It came to pass that the land-owners of the region, to get rid of this bad citizenship, decided to cut the embankment, and let the lake into the river. The law formally protected the company; but the whole canal scheme having failed of its purpose, there was no utility in the lake, and if cut, in case of resuscitation of the canal project, the lake could be restored at an expense of a few hundred dollars. There was a plot to cut it out, but it was a plot in the interests of decency and good morals. The time set to cut the embankment was on a certain November night. A particular wild Irishman-a land-owner, professing friendship-gave the plot to the fishers; and, unexpectedly, these forty or more men, when they had reached the place for the cutting,

found as many or more fishermen, armed to the teeth, and in possession of the embankment. Shovels and pickaxes were of no service against pistols and shotguns; so there was nothing to do but to retreat in good order, if possible. The hot-headed among the fishermen were urging war on the spot. They proposed to make use of the advantage. The land-owners scattered and dismounted, and stood behind their horses. The cool-headed among the fishermen were disposed to be peaceable. In one sense they had the advantage; but to make use of it would avail little. In an attack in the dark they could not hope to kill many of these law-breakers, and there would be a hereafter. The fishermen were disposed to parley. Under the shadow and covert of a thick grove of walnut-trees, the landowners had quietly gathered for council, and had decided to ride off, leaving the men in possession, when the leader of the other party called out in the dark:

"I will meet your spokesman, and he shall not be harmed."

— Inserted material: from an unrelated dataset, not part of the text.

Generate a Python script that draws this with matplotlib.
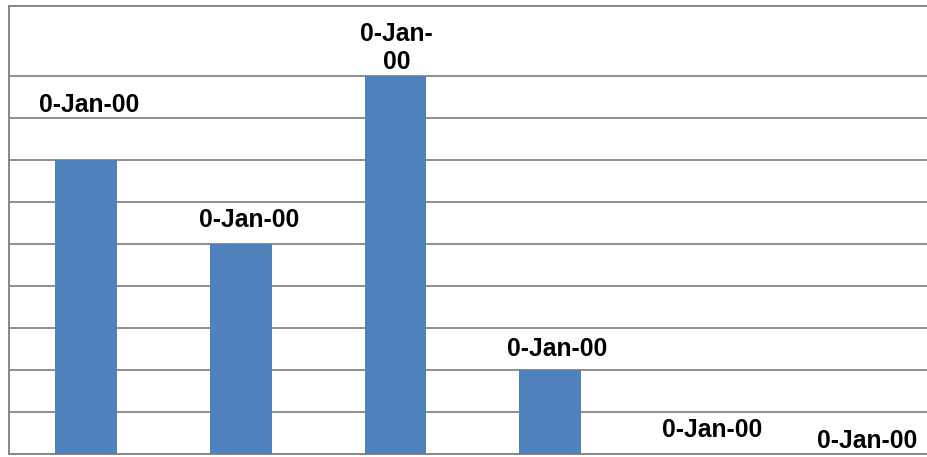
import matplotlib
matplotlib.use("Agg")
import matplotlib.pyplot as plt

# ---------- data ----------
categories = ["A", "B", "C", "D", "E", "F"]
values = [7, 5, 9, 2, 0, 0]
labels = ["0-Jan-00", "0-Jan-00", "0-Jan-\n00", "0-Jan-00", "0-Jan-00", "0-Jan-00"]

# label offsets from bar top (pixels), as the labels were moved by hand
label_dx = [3, 8, 1, 7, 7, 8]
label_dy = [48, 17, 7, 14, 17, 6]

BAR_COLOR = "#4F81BD"
GRID_COLOR = "#868686"

plt.rcParams["font.family"] = ["Liberation Sans", "DejaVu Sans"]

fig = plt.figure(figsize=(9.27, 4.57), dpi=100)
W, H = 927, 457
left, bottom, top = 9, 3, 451
slot = 154.6
ax = fig.add_axes([left / W, bottom / H, 6 * slot / W, (top - bottom) / H])

x = list(range(len(categories)))
ax.bar(x, values, width=0.40, color=BAR_COLOR, zorder=3)

ax.set_xlim(-0.5, 5.5)
ax.set_ylim(0, (top - bottom) / 42.0)
ax.set_yticks(range(0, 10))
ax.yaxis.grid(True, color=GRID_COLOR, linewidth=1.3, zorder=0)
ax.tick_params(left=False, bottom=False, labelleft=False, labelbottom=False)

for side in ["left", "top", "bottom"]:
    ax.spines[side].set_color(GRID_COLOR)
    ax.spines[side].set_linewidth(1.4)
ax.spines["right"].set_visible(False)

for i, (v, lab) in enumerate(zip(values, labels)):
    ax.annotate(lab, xy=(i, v), xytext=(label_dx[i], label_dy[i]),
                textcoords="offset pixels", ha="center", va="baseline",
                fontsize=17.8, fontweight="bold", color="black",
                linespacing=1.2, multialignment="center", zorder=4)

fig.savefig("out.png", dpi=100)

The leader of the citizens thereupon walked out with four others, and held a consultation with them. The fishermen said they were there to protect their property interests. They admitted the count of bad morals and thieving, and prom

ised to lead in a reform. The parley closed with an agreement that the lake should stand two years, to give the fishermen time to wear out their nets, and then the dike should be cut. But at the end of the two years the fishers were better equipped than ever.

On another blessed November night, at the late hour of eleven, the old clan met at the place of its former defeat, armed to the teeth, and with trusty pickets and scouts to guard the workmen while the embankment was being cut through. Before daylight there was a stream running through, two feet wide and eighteen inches deep. Before night next day, the crevasse was fifty feet wide and ten feet deep. What a fearful torrent and flood of water rushed out to flood the low-lands beyond! What multitudes of damagesuits followed! Several arrests were made for the destruction of public property; but nothing came of them, except a number of fat attorney's fees.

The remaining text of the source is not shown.